* Exercise goal *
Which lines fall between the line holding "Generate a Python" and the line holding "ax.plot(xs, ys, color='#111111', linewidth=1.5, zorder=3)", inclusive? Retype them exactly, without the pictures, and add nothing else.

* Records for the task *
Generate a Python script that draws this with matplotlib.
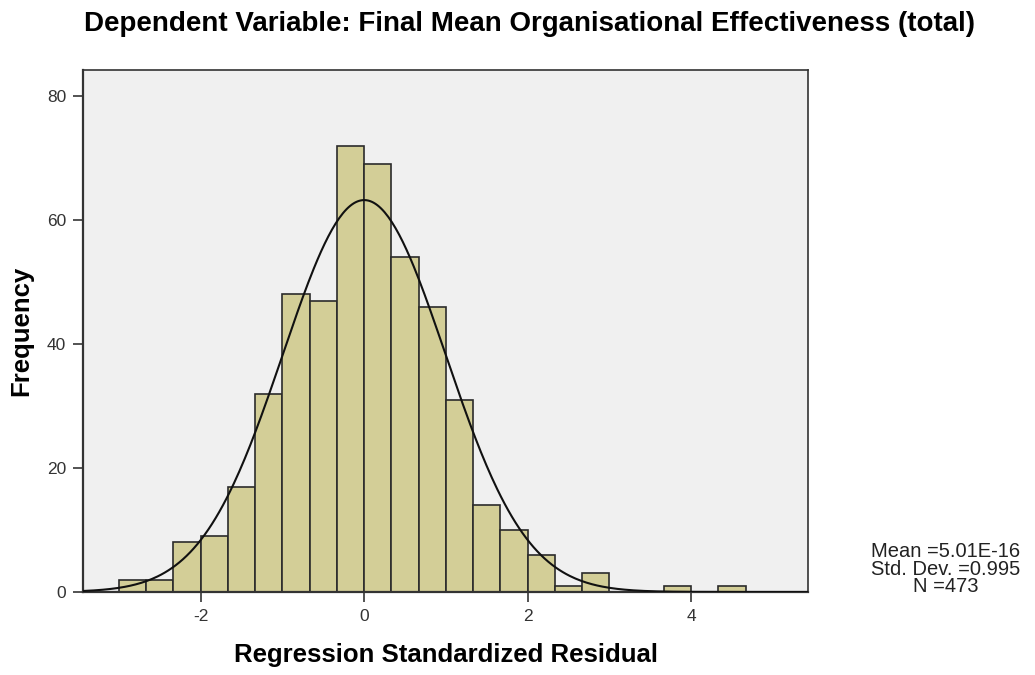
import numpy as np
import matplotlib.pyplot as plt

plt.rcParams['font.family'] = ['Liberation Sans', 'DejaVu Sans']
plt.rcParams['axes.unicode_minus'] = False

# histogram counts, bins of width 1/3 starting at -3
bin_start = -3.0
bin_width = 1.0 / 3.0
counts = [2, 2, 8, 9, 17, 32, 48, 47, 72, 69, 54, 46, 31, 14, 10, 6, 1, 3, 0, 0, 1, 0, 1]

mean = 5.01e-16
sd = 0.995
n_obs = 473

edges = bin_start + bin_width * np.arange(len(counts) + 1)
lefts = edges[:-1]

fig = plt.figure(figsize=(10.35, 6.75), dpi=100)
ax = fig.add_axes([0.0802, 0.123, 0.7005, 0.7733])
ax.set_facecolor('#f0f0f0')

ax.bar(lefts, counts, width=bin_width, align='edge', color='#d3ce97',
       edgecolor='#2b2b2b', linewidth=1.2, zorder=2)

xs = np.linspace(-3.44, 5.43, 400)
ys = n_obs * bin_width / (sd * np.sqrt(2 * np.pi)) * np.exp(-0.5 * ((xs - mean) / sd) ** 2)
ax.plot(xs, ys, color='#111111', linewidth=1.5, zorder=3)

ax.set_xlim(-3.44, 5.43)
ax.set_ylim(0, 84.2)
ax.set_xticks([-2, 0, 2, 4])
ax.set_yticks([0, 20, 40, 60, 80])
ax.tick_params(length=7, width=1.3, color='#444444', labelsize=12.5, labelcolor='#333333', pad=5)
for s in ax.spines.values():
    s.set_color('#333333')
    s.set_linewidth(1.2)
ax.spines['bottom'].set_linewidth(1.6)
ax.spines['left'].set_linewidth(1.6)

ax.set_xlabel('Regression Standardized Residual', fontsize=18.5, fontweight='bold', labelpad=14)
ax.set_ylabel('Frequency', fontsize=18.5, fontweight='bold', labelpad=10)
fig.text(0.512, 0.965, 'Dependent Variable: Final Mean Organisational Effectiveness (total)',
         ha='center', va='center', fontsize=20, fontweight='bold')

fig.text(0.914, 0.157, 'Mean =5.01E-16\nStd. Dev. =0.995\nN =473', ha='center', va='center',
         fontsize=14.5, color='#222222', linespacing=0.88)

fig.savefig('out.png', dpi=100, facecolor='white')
==
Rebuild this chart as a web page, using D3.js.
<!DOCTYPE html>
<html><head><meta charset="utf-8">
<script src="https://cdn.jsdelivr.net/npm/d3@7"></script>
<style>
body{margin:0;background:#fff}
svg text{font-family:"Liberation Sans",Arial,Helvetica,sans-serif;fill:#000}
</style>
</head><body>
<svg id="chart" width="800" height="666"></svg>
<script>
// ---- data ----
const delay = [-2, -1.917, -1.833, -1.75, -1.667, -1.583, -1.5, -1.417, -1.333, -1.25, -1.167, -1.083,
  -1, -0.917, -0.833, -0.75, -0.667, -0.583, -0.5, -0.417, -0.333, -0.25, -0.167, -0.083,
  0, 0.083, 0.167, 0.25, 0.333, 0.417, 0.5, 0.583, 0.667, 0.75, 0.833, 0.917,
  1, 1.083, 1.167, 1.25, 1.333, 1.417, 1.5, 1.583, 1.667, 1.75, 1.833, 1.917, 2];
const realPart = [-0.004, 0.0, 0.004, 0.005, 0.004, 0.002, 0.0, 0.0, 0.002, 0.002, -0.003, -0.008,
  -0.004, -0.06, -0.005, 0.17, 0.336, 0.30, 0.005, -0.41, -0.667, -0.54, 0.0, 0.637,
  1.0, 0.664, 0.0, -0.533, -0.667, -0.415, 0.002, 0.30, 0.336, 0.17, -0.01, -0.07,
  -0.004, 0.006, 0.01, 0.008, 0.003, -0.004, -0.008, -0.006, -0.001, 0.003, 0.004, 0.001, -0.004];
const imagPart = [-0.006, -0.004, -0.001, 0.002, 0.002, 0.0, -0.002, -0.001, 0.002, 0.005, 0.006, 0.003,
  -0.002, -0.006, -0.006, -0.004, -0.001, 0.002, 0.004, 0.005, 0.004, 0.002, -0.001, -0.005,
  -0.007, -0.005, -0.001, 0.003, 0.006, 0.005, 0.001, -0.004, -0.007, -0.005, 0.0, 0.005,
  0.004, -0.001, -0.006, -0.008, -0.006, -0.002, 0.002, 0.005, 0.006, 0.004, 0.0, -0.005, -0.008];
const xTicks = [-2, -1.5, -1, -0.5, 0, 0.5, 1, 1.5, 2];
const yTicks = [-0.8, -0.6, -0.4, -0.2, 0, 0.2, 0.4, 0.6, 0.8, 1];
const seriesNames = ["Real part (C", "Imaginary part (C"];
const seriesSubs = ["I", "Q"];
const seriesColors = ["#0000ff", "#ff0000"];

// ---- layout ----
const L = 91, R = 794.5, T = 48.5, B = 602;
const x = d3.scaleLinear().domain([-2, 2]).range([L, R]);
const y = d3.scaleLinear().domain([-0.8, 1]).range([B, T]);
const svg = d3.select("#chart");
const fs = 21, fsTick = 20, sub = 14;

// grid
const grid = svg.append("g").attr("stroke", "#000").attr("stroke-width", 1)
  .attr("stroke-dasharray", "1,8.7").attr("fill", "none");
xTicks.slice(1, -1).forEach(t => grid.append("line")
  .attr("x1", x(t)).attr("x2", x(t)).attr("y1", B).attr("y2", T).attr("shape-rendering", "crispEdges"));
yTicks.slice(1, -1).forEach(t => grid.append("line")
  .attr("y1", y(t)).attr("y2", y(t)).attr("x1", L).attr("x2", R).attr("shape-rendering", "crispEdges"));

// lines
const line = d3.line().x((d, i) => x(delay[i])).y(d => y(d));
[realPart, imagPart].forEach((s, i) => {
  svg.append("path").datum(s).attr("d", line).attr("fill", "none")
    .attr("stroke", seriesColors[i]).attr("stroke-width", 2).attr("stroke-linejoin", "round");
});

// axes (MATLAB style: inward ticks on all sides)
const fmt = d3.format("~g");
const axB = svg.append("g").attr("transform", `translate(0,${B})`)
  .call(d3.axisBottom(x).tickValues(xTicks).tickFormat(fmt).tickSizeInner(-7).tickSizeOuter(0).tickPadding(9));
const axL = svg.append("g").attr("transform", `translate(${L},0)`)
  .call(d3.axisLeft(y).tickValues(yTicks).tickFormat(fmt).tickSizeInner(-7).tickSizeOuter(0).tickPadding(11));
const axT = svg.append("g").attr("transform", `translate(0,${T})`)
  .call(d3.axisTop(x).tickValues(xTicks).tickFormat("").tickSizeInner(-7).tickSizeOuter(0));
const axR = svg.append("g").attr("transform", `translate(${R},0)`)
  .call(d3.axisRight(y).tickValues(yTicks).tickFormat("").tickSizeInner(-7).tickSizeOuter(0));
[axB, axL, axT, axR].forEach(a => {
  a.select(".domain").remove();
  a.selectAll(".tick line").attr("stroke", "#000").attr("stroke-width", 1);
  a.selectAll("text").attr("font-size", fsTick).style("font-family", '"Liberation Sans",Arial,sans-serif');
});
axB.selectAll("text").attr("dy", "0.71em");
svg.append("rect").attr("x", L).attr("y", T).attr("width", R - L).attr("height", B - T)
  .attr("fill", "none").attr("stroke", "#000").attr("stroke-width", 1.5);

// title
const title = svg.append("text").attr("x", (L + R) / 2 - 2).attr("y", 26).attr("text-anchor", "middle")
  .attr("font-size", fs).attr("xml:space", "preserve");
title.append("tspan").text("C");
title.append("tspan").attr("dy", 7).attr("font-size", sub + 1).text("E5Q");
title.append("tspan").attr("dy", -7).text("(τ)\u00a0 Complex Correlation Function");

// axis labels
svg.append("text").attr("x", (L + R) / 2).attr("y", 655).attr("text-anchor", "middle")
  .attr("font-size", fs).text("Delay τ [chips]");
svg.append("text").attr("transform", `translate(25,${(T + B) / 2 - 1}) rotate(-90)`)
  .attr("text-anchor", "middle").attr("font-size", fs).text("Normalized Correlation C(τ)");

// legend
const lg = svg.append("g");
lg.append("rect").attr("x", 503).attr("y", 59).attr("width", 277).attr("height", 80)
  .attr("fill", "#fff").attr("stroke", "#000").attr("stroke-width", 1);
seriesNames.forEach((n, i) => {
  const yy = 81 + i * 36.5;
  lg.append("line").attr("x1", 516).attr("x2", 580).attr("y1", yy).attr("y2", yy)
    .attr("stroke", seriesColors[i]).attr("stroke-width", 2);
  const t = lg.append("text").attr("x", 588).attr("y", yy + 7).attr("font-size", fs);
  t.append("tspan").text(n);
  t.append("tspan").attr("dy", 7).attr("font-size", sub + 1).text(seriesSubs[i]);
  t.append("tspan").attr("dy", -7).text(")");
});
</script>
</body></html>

* Solved exercise *
Generate a Python script that draws this with matplotlib.
import numpy as np
import matplotlib.pyplot as plt

plt.rcParams['font.family'] = ['Liberation Sans', 'DejaVu Sans']
plt.rcParams['axes.unicode_minus'] = False

# histogram counts, bins of width 1/3 starting at -3
bin_start = -3.0
bin_width = 1.0 / 3.0
counts = [2, 2, 8, 9, 17, 32, 48, 47, 72, 69, 54, 46, 31, 14, 10, 6, 1, 3, 0, 0, 1, 0, 1]

mean = 5.01e-16
sd = 0.995
n_obs = 473

edges = bin_start + bin_width * np.arange(len(counts) + 1)
lefts = edges[:-1]

fig = plt.figure(figsize=(10.35, 6.75), dpi=100)
ax = fig.add_axes([0.0802, 0.123, 0.7005, 0.7733])
ax.set_facecolor('#f0f0f0')

ax.bar(lefts, counts, width=bin_width, align='edge', color='#d3ce97',
       edgecolor='#2b2b2b', linewidth=1.2, zorder=2)

xs = np.linspace(-3.44, 5.43, 400)
ys = n_obs * bin_width / (sd * np.sqrt(2 * np.pi)) * np.exp(-0.5 * ((xs - mean) / sd) ** 2)
ax.plot(xs, ys, color='#111111', linewidth=1.5, zorder=3)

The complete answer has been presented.